*** Supplied records

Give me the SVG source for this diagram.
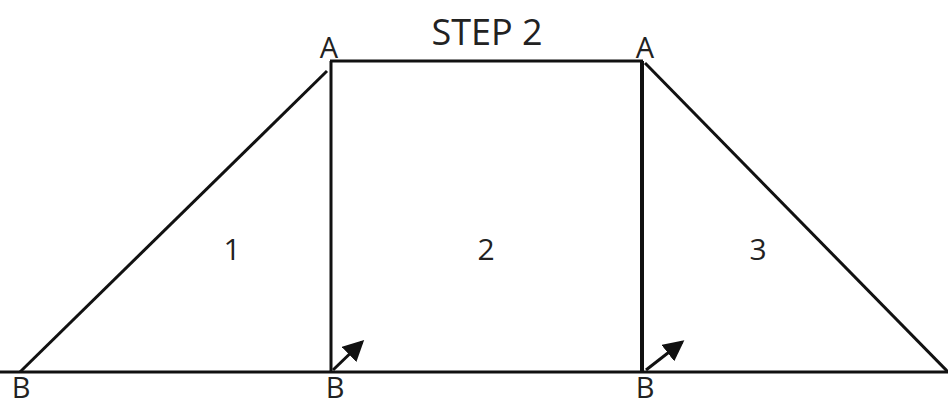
<svg xmlns="http://www.w3.org/2000/svg" width="948" height="405" viewBox="0 0 948 405">
<style>
.ln{stroke:#111;stroke-width:3;fill:none;stroke-linecap:butt}
.t{font-family:"Open Sans","Noto Sans",sans-serif;fill:#222}
.lb{font-size:29px}
.num{font-size:30px}
</style>
<defs>
<marker id="ah" markerWidth="7" markerHeight="7" refX="6" refY="3.5" orient="auto" markerUnits="strokeWidth">
<path d="M0,0 L7,3.5 L0,7 z" fill="#111"/>
</marker>
</defs>
<rect width="948" height="405" fill="#fff"/>
<g id="connectors">
<line class="ln" x1="0" y1="372" x2="948" y2="372"/>
<line class="ln" x1="330" y1="61" x2="643" y2="61"/>
<line class="ln" x1="20" y1="372" x2="327" y2="71"/>
<line class="ln" x1="331" y1="61" x2="331" y2="372"/>
<line class="ln" x1="642" y1="61" x2="642" y2="372" style="stroke-width:4"/>
<line class="ln" x1="645" y1="63" x2="948" y2="372"/>
<line class="ln" x1="333" y1="370" x2="362" y2="342" marker-end="url(#ah)"/>
<line class="ln" x1="646" y1="370" x2="682" y2="342" marker-end="url(#ah)"/>
</g>
<g id="title"><text class="t" x="487" y="45" font-size="36" text-anchor="middle">STEP 2</text></g>
<g id="labels">
<text class="t lb" x="329" y="58" text-anchor="middle">A</text>
<text class="t lb" x="645" y="58" text-anchor="middle">A</text>
<text class="t lb" x="21" y="398" text-anchor="middle">B</text>
<text class="t lb" x="335" y="398" text-anchor="middle">B</text>
<text class="t lb" x="645" y="398" text-anchor="middle">B</text>
</g>
<g id="region1"><text class="t num" x="232" y="260" text-anchor="middle">1</text></g>
<g id="region2"><text class="t num" x="486" y="260" text-anchor="middle">2</text></g>
<g id="region3"><text class="t num" x="758" y="260" text-anchor="middle">3</text></g>
</svg>
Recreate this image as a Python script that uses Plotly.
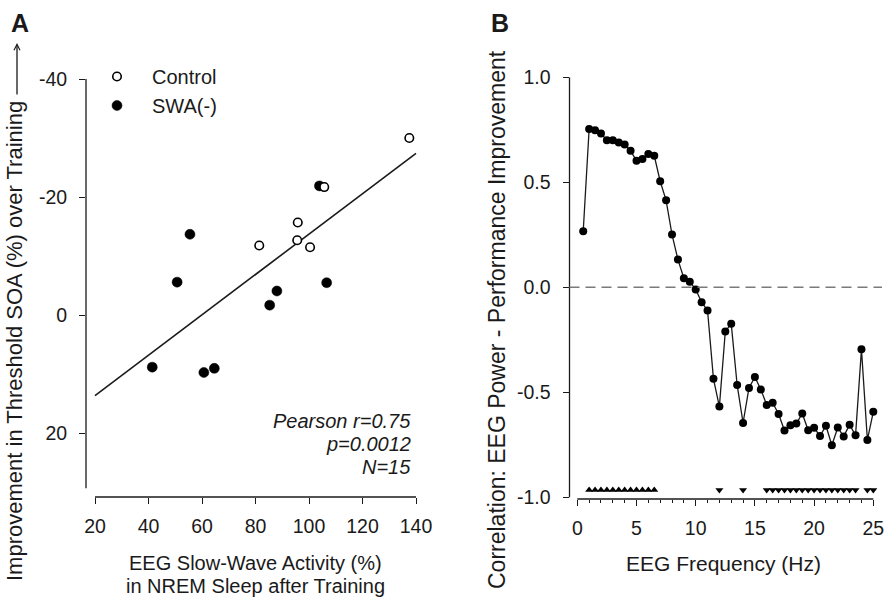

******

**Short problem**
Write out all the entries again, word for word, and print no images.

**Response**
Give me the SVG source for this diagram.
<svg xmlns="http://www.w3.org/2000/svg" width="948" height="405" viewBox="0 0 948 405">
<style>
.ln{stroke:#111;stroke-width:3;fill:none;stroke-linecap:butt}
.t{font-family:"Open Sans","Noto Sans",sans-serif;fill:#222}
.lb{font-size:29px}
.num{font-size:30px}
</style>
<defs>
<marker id="ah" markerWidth="7" markerHeight="7" refX="6" refY="3.5" orient="auto" markerUnits="strokeWidth">
<path d="M0,0 L7,3.5 L0,7 z" fill="#111"/>
</marker>
</defs>
<rect width="948" height="405" fill="#fff"/>
<g id="connectors">
<line class="ln" x1="0" y1="372" x2="948" y2="372"/>
<line class="ln" x1="330" y1="61" x2="643" y2="61"/>
<line class="ln" x1="20" y1="372" x2="327" y2="71"/>
<line class="ln" x1="331" y1="61" x2="331" y2="372"/>
<line class="ln" x1="642" y1="61" x2="642" y2="372" style="stroke-width:4"/>
<line class="ln" x1="645" y1="63" x2="948" y2="372"/>
<line class="ln" x1="333" y1="370" x2="362" y2="342" marker-end="url(#ah)"/>
<line class="ln" x1="646" y1="370" x2="682" y2="342" marker-end="url(#ah)"/>
</g>
<g id="title"><text class="t" x="487" y="45" font-size="36" text-anchor="middle">STEP 2</text></g>
<g id="labels">
<text class="t lb" x="329" y="58" text-anchor="middle">A</text>
<text class="t lb" x="645" y="58" text-anchor="middle">A</text>
<text class="t lb" x="21" y="398" text-anchor="middle">B</text>
<text class="t lb" x="335" y="398" text-anchor="middle">B</text>
<text class="t lb" x="645" y="398" text-anchor="middle">B</text>
</g>
<g id="region1"><text class="t num" x="232" y="260" text-anchor="middle">1</text></g>
<g id="region2"><text class="t num" x="486" y="260" text-anchor="middle">2</text></g>
<g id="region3"><text class="t num" x="758" y="260" text-anchor="middle">3</text></g>
</svg>
Recreate this image as a Python script that uses Plotly.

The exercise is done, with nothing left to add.